The ancestral, tropical peats and associated strata of the Euramerican Coal Province record the interwoven effects of climate, tectonism and eustasy during the Late Paleozoic. Many peats formed in foreland and intermontane basins associated with equatorial orogenic belts along the borderlands of Euramerica and Gondwana, while other peats formed in adjacent cratonic basins. The resolution of controls on Euramerican peat formation requires testing against a well-constrained temporal framework. The Late Paleozoic “coal age” followed the evolution of vascular plants in the late Silurian and was associated with assemblage of the Pangean supercontinent. Devonian and Early Carboniferous peats developed locally. The major phase of peat formation commenced in the Namurian A and persisted to the end of the Stephanian, spanning 10–30 Ma in different regions of Euramerica. It is ascribed in part to the residence of northward-drifting Euramerica within the equatorial rainy belt. Within individual depocenters, basin hydrology was suitable for peatland formation during a period (10 6–10 7 years) represented by the stratigraphic distribution of coal measures and termed here the basin-fill “coal window”. Repeated successions (cyclothems) of coal, siliciclastic and carbonate strata punctuate the coal window and typically represent 10 4–10 5 years. These stratal successions are widely ascribed to orbitally driven glacioeustasy, although cyclothems that lack marine strata may represent associated climatic shifts. Cyclothem groupings (mesothems) of 10 6 years duration are recognised locally, and may have eustatic or tectonic causes. Cyclothems produced by autocyclic events such as delta switching should have durations in the order of 10 3 years.
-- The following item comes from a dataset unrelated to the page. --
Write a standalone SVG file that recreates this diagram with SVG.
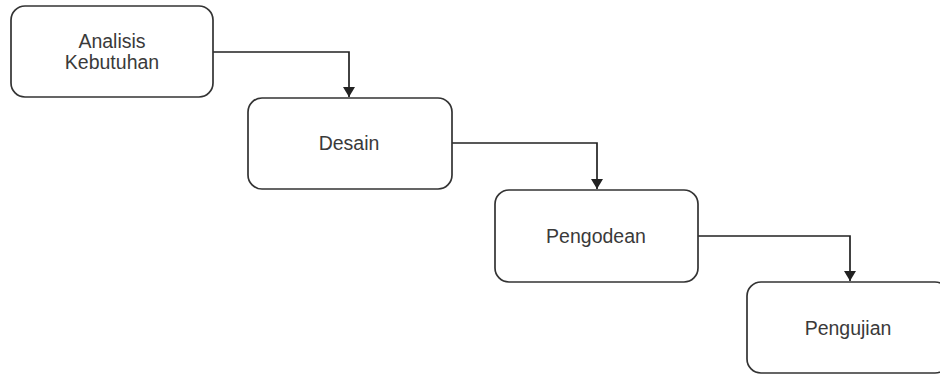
<svg xmlns="http://www.w3.org/2000/svg" width="940" height="374" viewBox="0 0 940 374">
<style>
.box{fill:#ffffff;stroke:#333333;stroke-width:1.7}
.lbl{font-family:"Liberation Sans",Arial,sans-serif;font-size:19.5px;fill:#3a3a3a;text-anchor:middle}
.edge{fill:none;stroke:#222222;stroke-width:1.7}
</style>
<defs>
<marker id="arr" viewBox="0 0 10 12" refX="10" refY="6" markerWidth="10" markerHeight="12" markerUnits="userSpaceOnUse" orient="auto">
<path d="M0,0 L10,6 L0,12 Z" fill="#222222"/>
</marker>
</defs>
<rect width="940" height="374" fill="#ffffff"/>
<g id="connectors">
<path class="edge" d="M213,52 H349 V97" marker-end="url(#arr)"/>
<path class="edge" d="M452,143 H597 V189" marker-end="url(#arr)"/>
<path class="edge" d="M698,236 H850 V281" marker-end="url(#arr)"/>
</g>
<g id="analisis">
<rect class="box" x="11" y="6" width="202" height="91" rx="14"/>
<text class="lbl" x="112" y="47.5">Analisis</text>
<text class="lbl" x="112" y="69">Kebutuhan</text>
</g>
<g id="desain">
<rect class="box" x="248" y="98" width="204" height="91" rx="14"/>
<text class="lbl" x="349" y="149.5">Desain</text>
</g>
<g id="pengodean">
<rect class="box" x="495" y="190" width="203" height="92" rx="14"/>
<text class="lbl" x="596" y="243">Pengodean</text>
</g>
<g id="pengujian">
<rect class="box" x="747" y="282" width="202" height="91" rx="14"/>
<text class="lbl" x="848" y="335">Pengujian</text>
</g>
</svg>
The coal beds themselves represent autogenic processes of peat formation over periods of 10 3–10 4 years, constrained by longer term allogenic effects. Recorded in the coal bed are tolerable allogenic events such as fires and floods caused by short-term climatic excursions. The termination of most mires probably occurred when single or combined allogenic effects surpassed the inherent ability of the ecosystem to adapt.